Spot every line with the word "matplotlib" and return it.

** START **

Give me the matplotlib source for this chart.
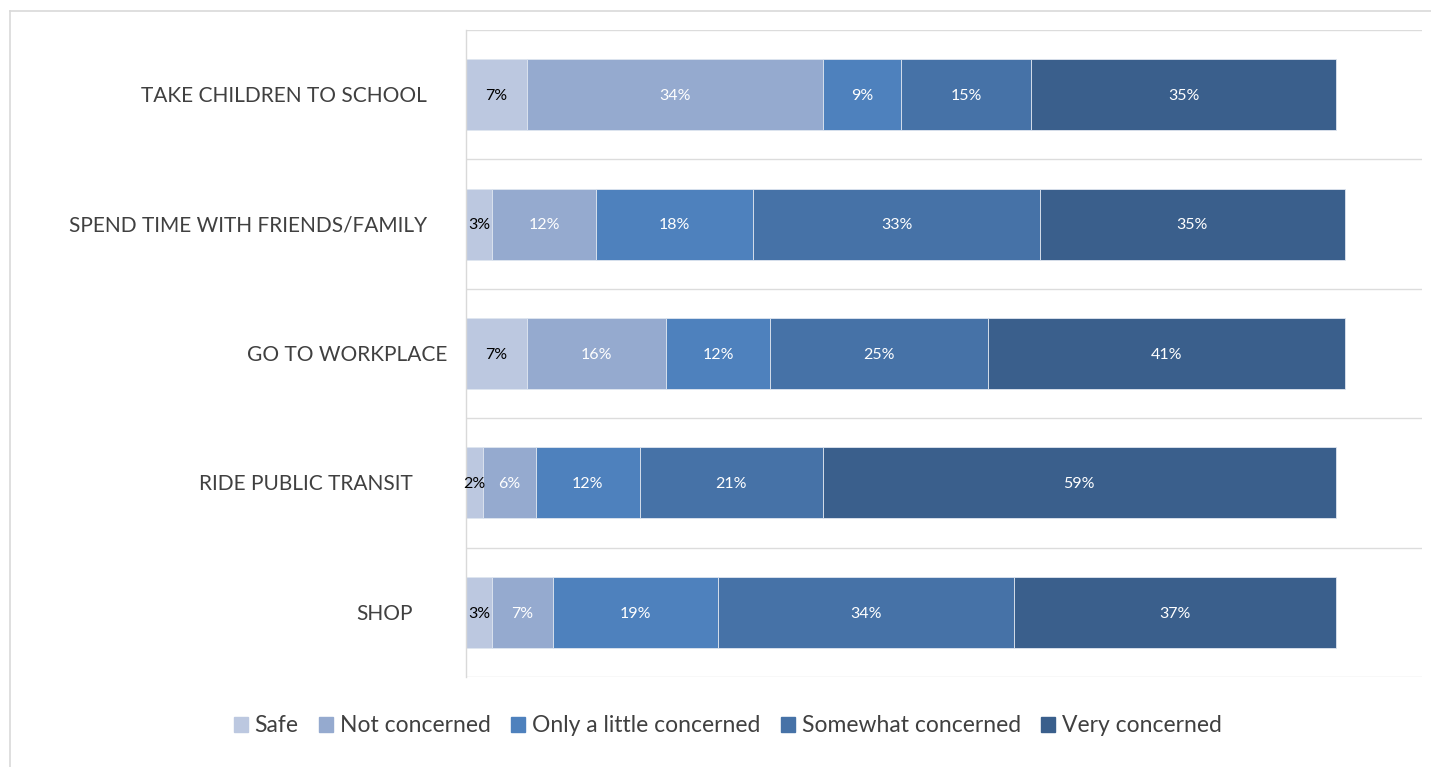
import matplotlib
matplotlib.use("Agg")
import matplotlib.pyplot as plt
from matplotlib.lines import Line2D
import numpy as np

categories = ["TAKE CHILDREN TO SCHOOL", "SPEND TIME WITH FRIENDS/FAMILY",
              "GO TO WORKPLACE", "RIDE PUBLIC TRANSIT", "SHOP"]
series_names = ["Safe", "Not concerned", "Only a little concerned",
                "Somewhat concerned", "Very concerned"]
safe = [7, 3, 7, 2, 3]
not_concerned = [34, 12, 16, 6, 7]
little = [9, 18, 12, 12, 19]
somewhat = [15, 33, 25, 21, 34]
very = [35, 35, 41, 59, 37]

colors = ["#BCC8E0", "#95AACF", "#4E81BD", "#4672A7", "#3A5F8C"]
label_colors = ["black", "white", "white", "white", "white"]
label_xshift_px = [0, 0, 20, -14, -14]

plt.rcParams['font.family'] = ['Lato', 'DejaVu Sans']

fig = plt.figure(figsize=(14.31, 7.67), dpi=100)
W, H = 1431, 767
ax = fig.add_axes([466 / W, 1 - 677 / H, (1422 - 466) / W, (677 - 30) / H])

data = [safe, not_concerned, little, somewhat, very]
y = np.arange(len(categories))
left = np.zeros(len(categories))
for vals, name, c, lc in zip(data, series_names, colors, label_colors):
    vals = np.array(vals, dtype=float)
    bars = ax.barh(y, vals, left=left, height=0.55, color=c, label=name,
                   edgecolor="#dfe6f0", linewidth=0.6)
    for b, v in zip(bars, vals):
        ax.text(b.get_x() + b.get_width() / 2, b.get_y() + b.get_height() / 2 + 0.01,
                f"{int(v)}%", ha="center", va="center", color=lc, fontsize=11.5)
    left += vals

ax.set_xlim(0, 109.9)
ax.set_ylim(len(categories) - 0.5, -0.5)
ax.set_xticks([])
ax.set_yticks([])
for s in ["top", "right", "bottom"]:
    ax.spines[s].set_visible(False)
ax.spines["left"].set_color("#d9d9d9")
ax.spines["left"].set_linewidth(1.0)
for g in np.arange(len(categories) + 1) - 0.5:
    ax.axhline(g, color="#dcdcdc", linewidth=1.0, zorder=0)

# category labels
for i, (cat, sh) in enumerate(zip(categories, label_xshift_px)):
    ax.annotate(cat, xy=(0, i + 0.01), xycoords=("axes fraction", "data"),
                xytext=((-39 + sh) * 0.72, 0), textcoords="offset points",
                ha="right", va="center", fontsize=15, color="#404040")

# legend
handles = [plt.Rectangle((0, 0), 1, 1, color=c) for c in colors]
fig.legend(handles, series_names, loc="center", bbox_to_anchor=(728 / W, 1 - 726 / H),
           ncol=5, frameon=False, fontsize=16.5, handlelength=0.6, handleheight=0.6,
           handletextpad=0.3, columnspacing=0.9, labelcolor="#404040")

# outer frame
fig.add_artist(Line2D([10 / W, 1], [1 - 11 / H, 1 - 11 / H], color="#d9d9d9", lw=1.2))
fig.add_artist(Line2D([10 / W, 10 / W], [1 - 11 / H, 0], color="#d9d9d9", lw=1.2))

fig.savefig("out.png", dpi=100)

** END **

| CORRECT OUTPUT |
Give me the matplotlib source for this chart.
import matplotlib
matplotlib.use("Agg")
import matplotlib.pyplot as plt
from matplotlib.lines import Line2D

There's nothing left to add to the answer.